EXERCISE DETAILS
Pictures excluded, return the lines below from the first through the line holding "from matplotlib.ticker import".

EXTRACTED ENTRIES

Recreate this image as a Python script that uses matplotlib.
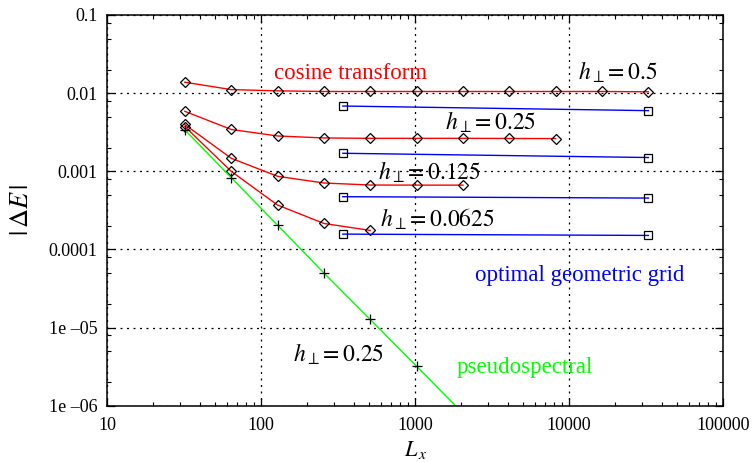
import numpy as np
import matplotlib
matplotlib.use("Agg")
import matplotlib.pyplot as plt
from matplotlib.ticker import FixedLocator, FixedFormatter, LogLocator, NullFormatter

plt.rcParams['font.family'] = ['Liberation Serif', 'DejaVu Serif']
plt.rcParams['mathtext.fontset'] = 'stix'

# ---- data ----
cos_x_05 = [32, 64, 128, 256, 512, 1024, 2048, 4096, 8192, 16384, 32768]
cos_y_05 = [0.0138, 0.0111, 0.0107, 0.0105, 0.0105, 0.0105, 0.0105, 0.0105, 0.0105, 0.0105, 0.0104]

cos_x_025 = [32, 64, 128, 256, 512, 1024, 2048, 4096, 8192]
cos_y_025 = [0.00586, 0.00343, 0.00283, 0.00267, 0.00264, 0.00264, 0.00264, 0.00263, 0.00262]

cos_x_0125 = [32, 64, 128, 256, 512, 1024, 2048]
cos_y_0125 = [0.00397, 0.00147, 0.000863, 0.000708, 0.000667, 0.000665, 0.000665]

cos_x_00625 = [32, 64, 128, 256, 512]
cos_y_00625 = [0.00374, 0.00100, 0.000370, 0.000215, 0.000175]

geo_x = [340, 32768]
geo_y_05 = [0.00684, 0.00597]
geo_y_025 = [0.00170, 0.00150]
geo_y_0125 = [0.000473, 0.000454]
geo_y_00625 = [0.000157, 0.000151]

ps_x = [32, 64, 128, 256, 512, 1024, 2048]
ps_y = [0.0034, 0.00083, 0.000205, 5.0e-5, 1.27e-5, 3.2e-6, 8.0e-7]

x_ticks = [10, 100, 1000, 10000, 100000]
x_ticklabels = ['10', '100', '1000', '10000', '100000']
y_ticks = [1e-6, 1e-5, 1e-4, 1e-3, 1e-2, 1e-1]
y_ticklabels = ['1e \u201306', '1e \u201305', '0.0001', '0.001', '0.01', '0.1']

# ---- figure ----
fig = plt.figure(figsize=(7.53, 4.62), dpi=100)
ax = fig.add_axes([107/753, 1-405.7/462, (723-107)/753, (405.7-15)/462])
ax.set_xscale('log')
ax.set_yscale('log')
ax.set_xlim(10, 100000)
ax.set_ylim(1e-6, 0.1)

red = '#ff0000'
blue = '#0000ff'
green = '#00ff00'

dkw = dict(marker='D', ms=5.6, mfc='none', mec='black', mew=0.9, lw=1.0)
for xs, ys in [(cos_x_05, cos_y_05), (cos_x_025, cos_y_025),
               (cos_x_0125, cos_y_0125), (cos_x_00625, cos_y_00625)]:
    ax.plot(xs, ys, color=red, **dkw)

skw = dict(marker='s', ms=6.0, mfc='none', mec='black', mew=0.9, lw=1.0)
for ys in [geo_y_05, geo_y_025, geo_y_0125, geo_y_00625]:
    ax.plot(geo_x, ys, color=blue, **skw)

ax.plot(ps_x, ps_y, color=green, lw=1.0, marker='+', ms=7, mec='black', mew=0.9)

# ---- ticks / grid ----
ax.xaxis.set_major_locator(FixedLocator(x_ticks))
ax.xaxis.set_major_formatter(FixedFormatter(x_ticklabels))
ax.xaxis.set_minor_locator(LogLocator(base=10, subs=(2, 3, 4, 5, 6, 7, 8, 9)))
ax.xaxis.set_minor_formatter(NullFormatter())
ax.yaxis.set_major_locator(FixedLocator(y_ticks))
ax.yaxis.set_major_formatter(FixedFormatter(y_ticklabels))
ax.yaxis.set_minor_locator(LogLocator(base=10, subs=(2, 5, 8)))
ax.yaxis.set_minor_formatter(NullFormatter())

ax.tick_params(which='both', direction='in', top=True, right=True, color='black')
ax.tick_params(which='major', length=5.5, width=0.9, labelsize=13)
ax.tick_params(which='minor', length=2.8, width=0.8)
ax.tick_params(axis='y', which='major', pad=7)
ax.tick_params(axis='x', which='major', pad=8)
for s in ax.spines.values():
    s.set_linewidth(1.1)

ax.grid(True, which='major', color='black', linestyle=(0, (1.6, 3.6)), linewidth=0.9)

# ---- labels ----
tkw = dict(ha='left', va='baseline')
ax.text(121.4, 0.01517, 'cosine transform', color=red, fontsize=16.5, **tkw)
ax.text(2455, 3.94e-5, 'optimal geometric grid', color=blue, fontsize=16.5, **tkw)
ax.text(1866, 2.62e-6, 'pseudospectral', color=green, fontsize=16.5, **tkw)

ax.text(11480, 0.01473, r'$h_{\perp}\!=0.5$', fontsize=17, **tkw)
ax.text(1567, 0.003444, r'$h_{\perp}\!=0.25$', fontsize=17, **tkw)
ax.text(578, 0.000773, r'$h_{\perp}\!=0.125$', fontsize=17, **tkw)
ax.text(593, 0.0001954, r'$h_{\perp}\!=0.0625$', fontsize=17, **tkw)
ax.text(162, 3.66e-6, r'$h_{\perp}\!=0.25$', fontsize=17, **tkw)

fig.text(22/753, 1-210/462, r'$|\,\Delta E\,|$', rotation=90, fontsize=19,
         ha='center', va='center')
fig.text(416/753, 1-456/462, r'$L_{\,x}$', fontsize=16, ha='center', va='baseline')

fig.savefig('out.png', dpi=100)
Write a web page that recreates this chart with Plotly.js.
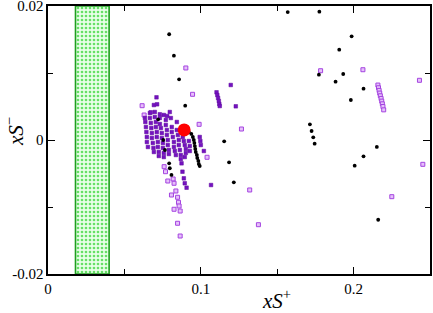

SOLUTION TO THIS TASK
Recreate this image as a Python script that uses matplotlib.
import numpy as np
import matplotlib
matplotlib.use("Agg")
import matplotlib.pyplot as plt
from matplotlib.ticker import FixedLocator, FixedFormatter, LogLocator, NullFormatter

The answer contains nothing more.